Für DFB-Trainer Feichtenbeiner birgt der neue Reichtum im Jugendfußball Risiken. "Wenn die Jugendlichen Summen Geboten bekommen, mit denen sie plötzlich mehr verdienen können als ihr Papa, dann hat das auch moralische Konsequenzen", sagt er. Viele Familien könnten damit gut umgehen, einige seien aber überfordert. Es besteht die Gefahr, dass die jungen Spieler den Boden unter den Füßen verlieren.

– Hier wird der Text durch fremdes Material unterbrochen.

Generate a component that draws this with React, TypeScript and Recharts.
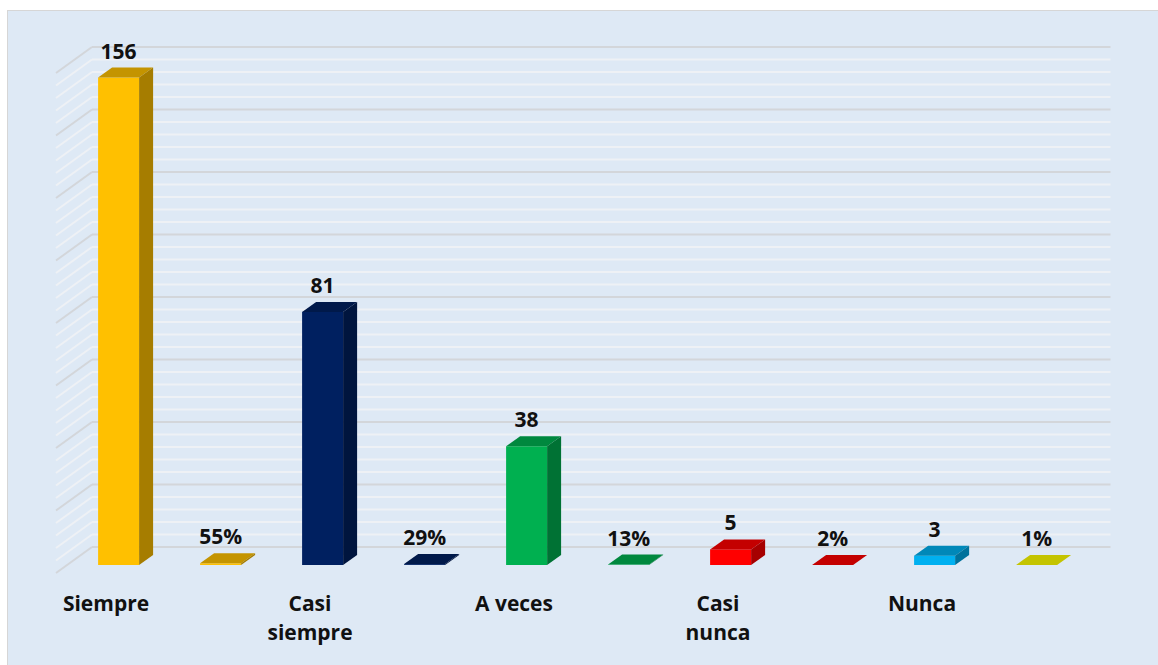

In Unterhaching verhärtet sich bei dem Thema die Miene von Manfred Schwabl: So etwas würde er nicht zulassen. Die Eltern Adeyemi arbeiten im Verein, der Kontakt sei sehr eng. "Karim repräsentiert uns weiterhin", mahnt der Präsident und erklärt die Regeln: "Da gibt's kein Gucci-Tascherl oder eine farbige Frisur oder demnächst ein teures Auto", erklärt er.

In Liefering stellt der Klub ihm eine Wohnung, die Eltern wechseln sich mit der Betreuung ab. Karim Adeyemi erzielte in den ersten sieben Spielen ein Tor, am Ende der Saison werden es sechs Tore und vier Vorlagen in 20 Spielen sein - gute Werte für einen 17-Jährigen in der Männer-Liga. An sein neues Leben muss er sich gewöhnen. "Die ersten Wochen waren für mich sehr schwer", gesteht er. Das neue Umfeld, die hohe Intensität im Training. Es gebe Phasen, in denen die Kombination aus Profifußball und Schule "richtig anstrengend" sei. Da tut es gut, zwischendurch nach Hause zu fahren zu den alten Kumpels. Nach Unterhaching dauert die Fahrt nur eineinhalb Stunden.